Task to complete. Quote from the first line below through the line that contains "for (var i = 0;", both included, and leave the pictures out.

Dataset excerpt.
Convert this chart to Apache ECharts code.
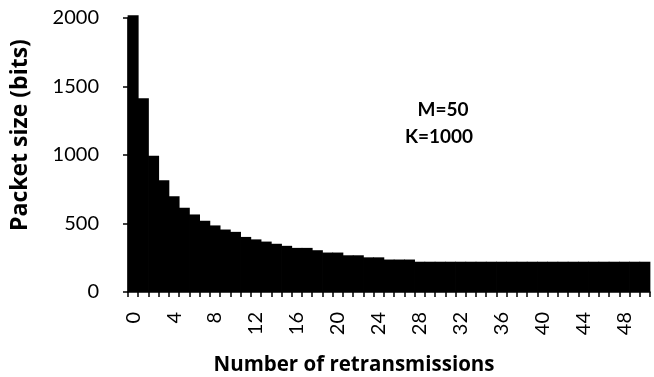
<!DOCTYPE html>
<html>
<head>
<meta charset="utf-8">
<script src="https://cdn.jsdelivr.net/npm/echarts@6/dist/echarts.min.js"></script>
<style>
  html, body { margin: 0; padding: 0; background: #fff; }
  #chart { width: 654px; height: 377px; }
</style>
</head>
<body>
<div id="chart"></div>
<script>
// retransmission index 0..50
var retrans = [];
for (var i = 0; i <= 50; i++) retrans.push(String(i));

// packet size in bits
var packetSize = [
  2020, 1415, 995, 815, 698, 615, 566, 520, 486, 456,
  439, 402, 384, 368, 352, 337, 322, 322, 305, 288,
  288, 268, 268, 253, 253, 237, 237, 237, 221, 221,
  221, 221, 221, 221, 221, 221, 221, 221, 221, 221,
  221, 221, 221, 221, 221, 221, 221, 221, 221, 221,
  221
];

var yTicks = [0, 500, 1000, 1500, 2000];
var notes = ["M=50", "K=1000"];

var fontName = "Lato";
var titleFont = "'Open Sans'";

var chart = echarts.init(document.getElementById("chart"));
var option = {
  animation: false,
  backgroundColor: "#fff",
  grid: { left: 128, right: 4, top: 18, bottom: 85 },
  xAxis: {
    type: "category",
    data: retrans,
    axisLine: { lineStyle: { color: "#000", width: 1.5 } },
    axisTick: { show: true, interval: 0, length: 5, lineStyle: { color: "#000", width: 1.5 } },
    axisLabel: {
      interval: 3,
      rotate: 90,
      margin: 20,
      color: "#000",
      fontFamily: fontName,
      fontSize: 20
    },
    splitLine: { show: false }
  },
  yAxis: {
    type: "value",
    min: yTicks[0],
    max: yTicks[yTicks.length - 1],
    interval: 500,
    axisLine: { show: true, lineStyle: { color: "#000", width: 1.5 } },
    axisTick: { show: true, length: 5, lineStyle: { color: "#000", width: 1.5 } },
    axisLabel: {
      margin: 29,
      color: "#000",
      fontFamily: fontName,
      fontSize: 20,
      formatter: function (v) { return String(v); }
    },
    splitLine: { show: false }
  },
  series: [
    {
      type: "bar",
      data: packetSize,
      barWidth: 11,
      clip: false,
      itemStyle: { color: "#000" }
    }
  ],
  graphic: [
    {
      type: "text",
      x: 20, y: 135,
      rotation: Math.PI / 2,
      style: {
        text: "Packet size (bits)",
        font: "bold 23px " + titleFont,
        fill: "#000",
        textAlign: "center",
        textVerticalAlign: "middle"
      }
    },
    {
      type: "text",
      x: 354, y: 365,
      style: {
        text: "Number of retransmissions",
        font: "bold 20.5px " + titleFont,
        fill: "#000",
        textAlign: "center",
        textVerticalAlign: "middle"
      }
    },
    {
      type: "text",
      x: 443, y: 110,
      style: {
        text: notes[0],
        font: "bold 19px " + fontName,
        fill: "#000",
        textAlign: "center",
        textVerticalAlign: "middle"
      }
    },
    {
      type: "text",
      x: 439, y: 137,
      style: {
        text: notes[1],
        font: "bold 19px " + fontName,
        fill: "#000",
        textAlign: "center",
        textVerticalAlign: "middle"
      }
    }
  ]
};
chart.setOption(option);
</script>
</body>
</html>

Output for this exercise.
Convert this chart to Apache ECharts code.
<!DOCTYPE html>
<html>
<head>
<meta charset="utf-8">
<script src="https://cdn.jsdelivr.net/npm/echarts@6/dist/echarts.min.js"></script>
<style>
  html, body { margin: 0; padding: 0; background: #fff; }
  #chart { width: 654px; height: 377px; }
</style>
</head>
<body>
<div id="chart"></div>
<script>
// retransmission index 0..50
var retrans = [];
for (var i = 0; i <= 50; i++) retrans.push(String(i));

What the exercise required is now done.